Mal olor
En un edificio muy bonito, a pocas manzanas de Rivadavia, una de las avenidas más importantes de la Ciudad de Buenos Aires sucedía algo que preocupaba a todos. Cuando se abría la puerta de la calle, al entrar, el olor era insoportable. El olor era cada vez más profundo, ácido, penetrante. Los habitantes hablaron con el encargado. —No sé qué pasa –dijo–. Siempre saco la basura en el horario. Lo que noto últimamente es que cada vez hay menos bolsas. Era una situación insólita, si había menos basura en las calles, cómo se explicaba el olor. —Llamemos a un fontanero –dijo uno de los propietarios–. Quizás se rompió una de las tuberías de desagüe de los inodoros. El fontanero estuvo buscando, pero no encontró el motivo del olor.
La comunicación del departamento revisado con la cloaca estaba completamente libre. —Llamemos a un fumigador –propuso otro que explicó que una vez había vivido en una casa vieja y sufría el olor proveniente de ratas muertas en el techo. El fumigador recorrió todo el edificio y no encontró nada. Pero, antes de retirarse, dijo que había golpeado mucho en el primero A y nadie le había contestado. Justo en ese lugar, le había parecido que el olor era más intenso. El portero y algunos más fueron al primer piso y, efectivamente, coincidieron con el fumigador: el olor era más intenso ahí.
El portero había visto al dueño del departamento esa mañana cuando salía para el trabajo; era un señor que había enviudado hacía poco y no tenía hijos ni familia. —Sé a la hora que regresa de trabajar, es un hombre excelente. Lo espero y le pregunto si tiene algún problema, ¡qué extraño que él no se haya quejado especialmente! Esa tarde, el portero se distrajo y, cuando vio la hora, se dio cuenta de que el señor del primero seguramente ya había entrado al edificio. Subió por la escalera y vio algo que lo llenó de asombro: el hombre, vestido de traje, estaba entrando a su departamento bolsas de residuos de otros pisos. El portero quedó petrificado en la escalera; la puerta estaba abierta, y el pasillo de entrada y, hasta donde él podía ver, estaban cubiertos de basura. El olor venía de ese departamento, era evidente. Más que un cuento, este relato, lamentablemente, sucede en la realidad. Hay personas que acumulan basura, objetos que encuentran por la calle...

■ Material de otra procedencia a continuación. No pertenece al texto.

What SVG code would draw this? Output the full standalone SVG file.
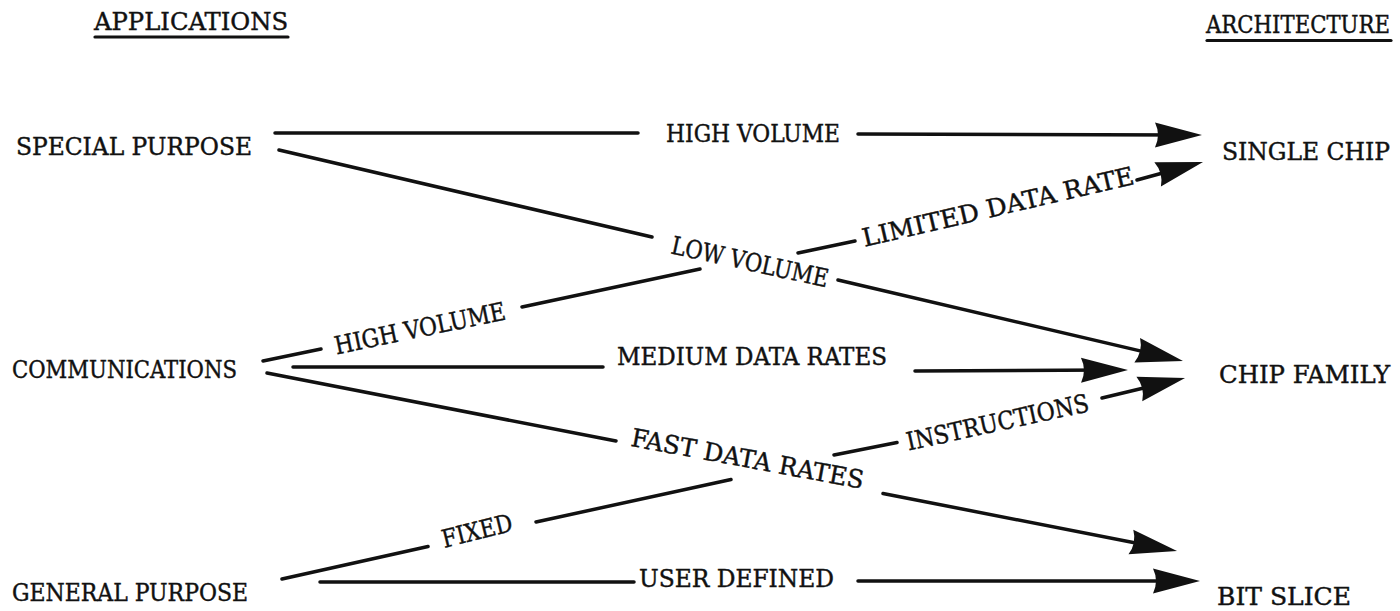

“La moneda del bolsillo tal vez la puedas guardar, pero la que está en el alma se pierde si no se da”, me decía mi abuela hace muchísimos años. ¿Qué es lo que acaparamos y termina estropeándose?. En el tercer domingo de Adviento, nos encontramos con Juan, el que bautizaba con agua, gritaba en el desierto, e invitaba a preparar el corazón para reconocer a Jesús. Allanar el camino significa dejar de lado lo que nos impide reconocer a Jesús: el egoísmo, la búsqueda del propio bien sin pensar en el bien del otro, el deseo de acaparar... Que Dios nos ayude para cultivar un corazón que siempre busque el bien común.